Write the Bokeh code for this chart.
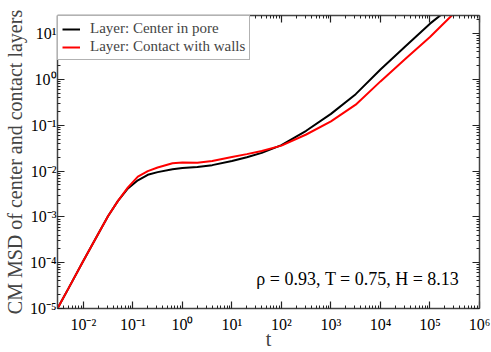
from bokeh.plotting import figure
from bokeh.models import LogAxis, FixedTicker, Label, Range1d
from bokeh.embed import file_html
from bokeh.resources import INLINE

# data (t, MSD)
t_center = [0.003, 0.005, 0.01, 0.02, 0.0316, 0.05, 0.0794, 0.126, 0.2, 0.316, 0.631, 1.0, 2.0, 4.0, 10.0, 20.0, 40.0, 100.0, 316.0, 1000.0, 3162.0, 10000.0, 31623.0, 100000.0, 166000.0]
msd_center = [1.0e-5, 2.75e-5, 1.1e-4, 4.3e-4, 1.05e-3, 2.24e-3, 4.2e-3, 6.3e-3, 8.3e-3, 9.5e-3, 1.1e-2, 1.17e-2, 1.23e-2, 1.35e-2, 1.66e-2, 2.0e-2, 2.5e-2, 3.7e-2, 7.6e-2, 0.178, 0.479, 1.66, 5.25, 16.6, 25.7]
t_walls = [0.003, 0.005, 0.01, 0.02, 0.0316, 0.05, 0.0794, 0.126, 0.2, 0.316, 0.631, 1.0, 2.0, 4.0, 10.0, 20.0, 40.0, 100.0, 316.0, 1000.0, 3162.0, 10000.0, 31623.0, 100000.0, 282000.0]
msd_walls = [1.0e-5, 2.75e-5, 1.1e-4, 4.3e-4, 1.05e-3, 2.24e-3, 4.4e-3, 7.6e-3, 1.0e-2, 1.2e-2, 1.48e-2, 1.55e-2, 1.52e-2, 1.66e-2, 2.04e-2, 2.35e-2, 2.75e-2, 3.6e-2, 6.3e-2, 0.122, 0.282, 0.91, 2.82, 8.5, 25.7]

x_ticks = [1e-2, 1e-1, 1.0, 10.0, 100.0, 1e3, 1e4, 1e5, 1e6]
x_labels = ["10⁻²", "10⁻¹", "10⁰", "10¹", "10²", "10³", "10⁴", "10⁵", "10⁶"]
y_ticks = [1e-5, 1e-4, 1e-3, 1e-2, 1e-1, 1.0, 10.0]
y_labels = ["10⁻⁵", "10⁻⁴", "10⁻³", "10⁻²", "10⁻¹", "10⁰", "10¹"]

def minors(lo, hi):
    out = []
    for e in range(lo, hi):
        for m in range(2, 10):
            out.append(m * 10.0 ** e)
    return out

x_minor = minors(-3, 6)
y_minor = minors(-5, 2)

FONT = "Liberation Serif"

p = figure(width=491, height=352, x_axis_type="log", y_axis_type="log",
           x_range=Range1d(0.003, 1e6), y_range=Range1d(1e-5, 25),
           output_backend="svg", toolbar_location=None,
           min_border_left=55, min_border_top=15, min_border_right=12, min_border_bottom=40)
p.outline_line_color = None
p.grid.visible = False
p.background_fill_color = "white"

def style(ax, ticks, minor, labels, show):
    ax.ticker = FixedTicker(ticks=ticks, minor_ticks=minor)
    ax.major_tick_in = 7
    ax.major_tick_out = 0
    ax.minor_tick_in = 3
    ax.minor_tick_out = 0
    ax.axis_line_color = "#444444"
    ax.axis_line_width = 1.5
    ax.major_tick_line_color = "#222222"
    ax.minor_tick_line_color = "#222222"
    ax.major_tick_line_width = 1.2
    ax.minor_tick_line_width = 1.0
    ax.major_label_text_font = FONT
    ax.major_label_text_font_size = "16px"
    ax.major_label_text_color = "black"
    if show:
        ax.major_label_overrides = {t: l for t, l in zip(ticks, labels)}
        ax.major_label_standoff = 1
    else:
        ax.major_label_overrides = {t: "" for t in ticks}
        ax.major_label_standoff = 0
        ax.axis_label_standoff = 0
        ax.major_label_text_font_size = "0px"

xa = p.xaxis[0]
ya = p.yaxis[0]
style(xa, x_ticks, x_minor, x_labels, True)
style(ya, y_ticks, y_minor, y_labels, True)
xa.major_label_standoff = 7
xa.axis_label = "t"
xa.axis_label_text_font = FONT
xa.axis_label_text_font_style = "normal"
xa.axis_label_text_font_size = "20px"
xa.axis_label_standoff = -8
ya.axis_label = "CM MSD of center and contact layers"
ya.axis_label_text_font = FONT
ya.axis_label_text_font_style = "normal"
ya.axis_label_text_font_size = "20px"
ya.axis_label_standoff = 1

top = LogAxis()
style(top, x_ticks, x_minor, x_labels, False)
p.add_layout(top, "above")
right = LogAxis()
style(right, y_ticks, y_minor, y_labels, False)
p.add_layout(right, "right")

p.line(t_center, msd_center, line_color="black", line_width=2, legend_label="Layer: Center in pore")
p.line(t_walls, msd_walls, line_color="#ff0000", line_width=2, legend_label="Layer: Contact with walls")

lg = p.legend[0]
lg.location = "top_left"
lg.margin = 0
lg.padding = 4
lg.spacing = 1
lg.border_line_color = "#666666"
lg.border_line_width = 1.5
lg.label_text_font = FONT
lg.label_text_font_size = "15px"
lg.label_height = 16
lg.glyph_width = 18
lg.glyph_height = 14
lg.label_standoff = 10
lg.background_fill_alpha = 1.0

p.add_layout(Label(x=31, y=4.4e-5, text="ρ = 0.93, T = 0.75, H = 8.13",
                   text_font=FONT, text_font_size="18px", text_baseline="middle",
                   text_align="left", text_color="black"))

open("out.html", "w").write(file_html(p, INLINE))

####

*TASK DIRECTIONS*:
Omit the pictures and give the material again, exactly and in full.

*TASK SOLUTION*:
Write the Bokeh code for this chart.
from bokeh.plotting import figure
from bokeh.models import LogAxis, FixedTicker, Label, Range1d
from bokeh.embed import file_html
from bokeh.resources import INLINE

# data (t, MSD)
t_center = [0.003, 0.005, 0.01, 0.02, 0.0316, 0.05, 0.0794, 0.126, 0.2, 0.316, 0.631, 1.0, 2.0, 4.0, 10.0, 20.0, 40.0, 100.0, 316.0, 1000.0, 3162.0, 10000.0, 31623.0, 100000.0, 166000.0]
msd_center = [1.0e-5, 2.75e-5, 1.1e-4, 4.3e-4, 1.05e-3, 2.24e-3, 4.2e-3, 6.3e-3, 8.3e-3, 9.5e-3, 1.1e-2, 1.17e-2, 1.23e-2, 1.35e-2, 1.66e-2, 2.0e-2, 2.5e-2, 3.7e-2, 7.6e-2, 0.178, 0.479, 1.66, 5.25, 16.6, 25.7]
t_walls = [0.003, 0.005, 0.01, 0.02, 0.0316, 0.05, 0.0794, 0.126, 0.2, 0.316, 0.631, 1.0, 2.0, 4.0, 10.0, 20.0, 40.0, 100.0, 316.0, 1000.0, 3162.0, 10000.0, 31623.0, 100000.0, 282000.0]
msd_walls = [1.0e-5, 2.75e-5, 1.1e-4, 4.3e-4, 1.05e-3, 2.24e-3, 4.4e-3, 7.6e-3, 1.0e-2, 1.2e-2, 1.48e-2, 1.55e-2, 1.52e-2, 1.66e-2, 2.04e-2, 2.35e-2, 2.75e-2, 3.6e-2, 6.3e-2, 0.122, 0.282, 0.91, 2.82, 8.5, 25.7]

x_ticks = [1e-2, 1e-1, 1.0, 10.0, 100.0, 1e3, 1e4, 1e5, 1e6]
x_labels = ["10⁻²", "10⁻¹", "10⁰", "10¹", "10²", "10³", "10⁴", "10⁵", "10⁶"]
y_ticks = [1e-5, 1e-4, 1e-3, 1e-2, 1e-1, 1.0, 10.0]
y_labels = ["10⁻⁵", "10⁻⁴", "10⁻³", "10⁻²", "10⁻¹", "10⁰", "10¹"]

def minors(lo, hi):
    out = []
    for e in range(lo, hi):
        for m in range(2, 10):
            out.append(m * 10.0 ** e)
    return out

x_minor = minors(-3, 6)
y_minor = minors(-5, 2)

FONT = "Liberation Serif"

p = figure(width=491, height=352, x_axis_type="log", y_axis_type="log",
           x_range=Range1d(0.003, 1e6), y_range=Range1d(1e-5, 25),
           output_backend="svg", toolbar_location=None,
           min_border_left=55, min_border_top=15, min_border_right=12, min_border_bottom=40)
p.outline_line_color = None
p.grid.visible = False
p.background_fill_color = "white"

def style(ax, ticks, minor, labels, show):
    ax.ticker = FixedTicker(ticks=ticks, minor_ticks=minor)
    ax.major_tick_in = 7
    ax.major_tick_out = 0
    ax.minor_tick_in = 3
    ax.minor_tick_out = 0
    ax.axis_line_color = "#444444"
    ax.axis_line_width = 1.5
    ax.major_tick_line_color = "#222222"
    ax.minor_tick_line_color = "#222222"
    ax.major_tick_line_width = 1.2
    ax.minor_tick_line_width = 1.0
    ax.major_label_text_font = FONT
    ax.major_label_text_font_size = "16px"
    ax.major_label_text_color = "black"
    if show:
        ax.major_label_overrides = {t: l for t, l in zip(ticks, labels)}
        ax.major_label_standoff = 1
    else:
        ax.major_label_overrides = {t: "" for t in ticks}
        ax.major_label_standoff = 0
        ax.axis_label_standoff = 0
        ax.major_label_text_font_size = "0px"

xa = p.xaxis[0]
ya = p.yaxis[0]
style(xa, x_ticks, x_minor, x_labels, True)
style(ya, y_ticks, y_minor, y_labels, True)
xa.major_label_standoff = 7
xa.axis_label = "t"
xa.axis_label_text_font = FONT
xa.axis_label_text_font_style = "normal"
xa.axis_label_text_font_size = "20px"
xa.axis_label_standoff = -8
ya.axis_label = "CM MSD of center and contact layers"
ya.axis_label_text_font = FONT
ya.axis_label_text_font_style = "normal"
ya.axis_label_text_font_size = "20px"
ya.axis_label_standoff = 1

top = LogAxis()
style(top, x_ticks, x_minor, x_labels, False)
p.add_layout(top, "above")
right = LogAxis()
style(right, y_ticks, y_minor, y_labels, False)
p.add_layout(right, "right")

p.line(t_center, msd_center, line_color="black", line_width=2, legend_label="Layer: Center in pore")
p.line(t_walls, msd_walls, line_color="#ff0000", line_width=2, legend_label="Layer: Contact with walls")

lg = p.legend[0]
lg.location = "top_left"
lg.margin = 0
lg.padding = 4
lg.spacing = 1
lg.border_line_color = "#666666"
lg.border_line_width = 1.5
lg.label_text_font = FONT
lg.label_text_font_size = "15px"
lg.label_height = 16
lg.glyph_width = 18
lg.glyph_height = 14
lg.label_standoff = 10
lg.background_fill_alpha = 1.0

p.add_layout(Label(x=31, y=4.4e-5, text="ρ = 0.93, T = 0.75, H = 8.13",
                   text_font=FONT, text_font_size="18px", text_baseline="middle",
                   text_align="left", text_color="black"))

open("out.html", "w").write(file_html(p, INLINE))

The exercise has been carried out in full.